By Patricia Lee Sharpe
Joe Biden was inaugurated less than a month ago. Donald J. Trump is a private citizen with lots of law suits pending. The historic odds of a one term president’s returning to the White House or controlling his political party after a big defeat are very very unfavorable.
Why then are we constantly bombarded with speculations about his influence on midterm elections in 2022 and by polls gauging his chances for the presidency in 2024? Why must citizen Trump, soundly defeated candidate still licking his wounds, be headlined day after day—and I’m not talking about the impeachment trial?
The supporters of Trump the loser are, not surprisingly, still clinging to their man. Mourning takes time—and the first stage, as everyone should know, is denial. Trump stoked their egos—and inflamed their ids. He raised their hopes to such extremes that they run the risk of looking stupid should they publicly repudiate him. If we want to dilute their Trumpism, we must not pile on the humiliation.
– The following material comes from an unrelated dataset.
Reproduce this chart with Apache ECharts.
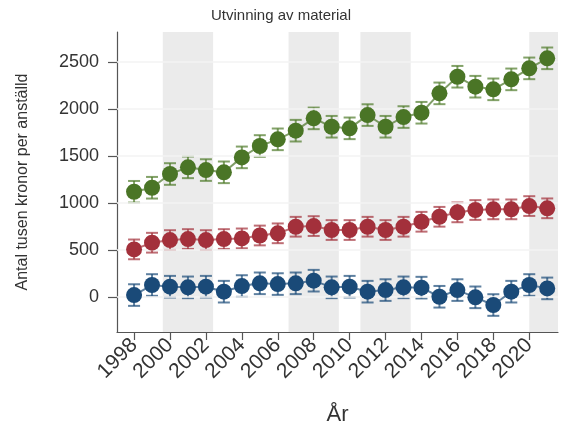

We got into the Trump mess partly because of the snobbery of those who called a good share of the U.S. mere “flyover country,” territory not worth a visit or a thought. It didn’t help that Democrats supported a presidential candidate who labeled a good number of her fellow Americans as “deplorables.” Donald Trump stoked the resulting, wholly justified anger and resentment to his advantage.
American is supposedly the land of opportunity, but two groups of people have largely missed the elevator: Black people everywhere and rural white people. Both elements have erupted in anger over the past year, and both eruptions have been accompanied by criminally opportunistic violence at the margins. I’m talking here of white nationalists of all stripes and also of the anarchistic elements who too frequently disfigure protest on the left.
This is not a time for those with a superiority complex to wallow in an electoral victory whose tender underside is the fear that Trump’s followers can’t be weaned from their hero. It’s time to take a page from the Biden playbook. Concentrate on policies that will help working class America . Jobs. Jobs. Jobs. And respect. Real jobs in the real world for fellow Americans—and policies that actually produce them. Good solid work well publicized.
And quelling the covid monster.
Above all, this is no time for keeping Trumpism alive by speculating endlessly on how Republicans who didn’t buy his lies will be punished by his followers. It’s much too early to say anything durable.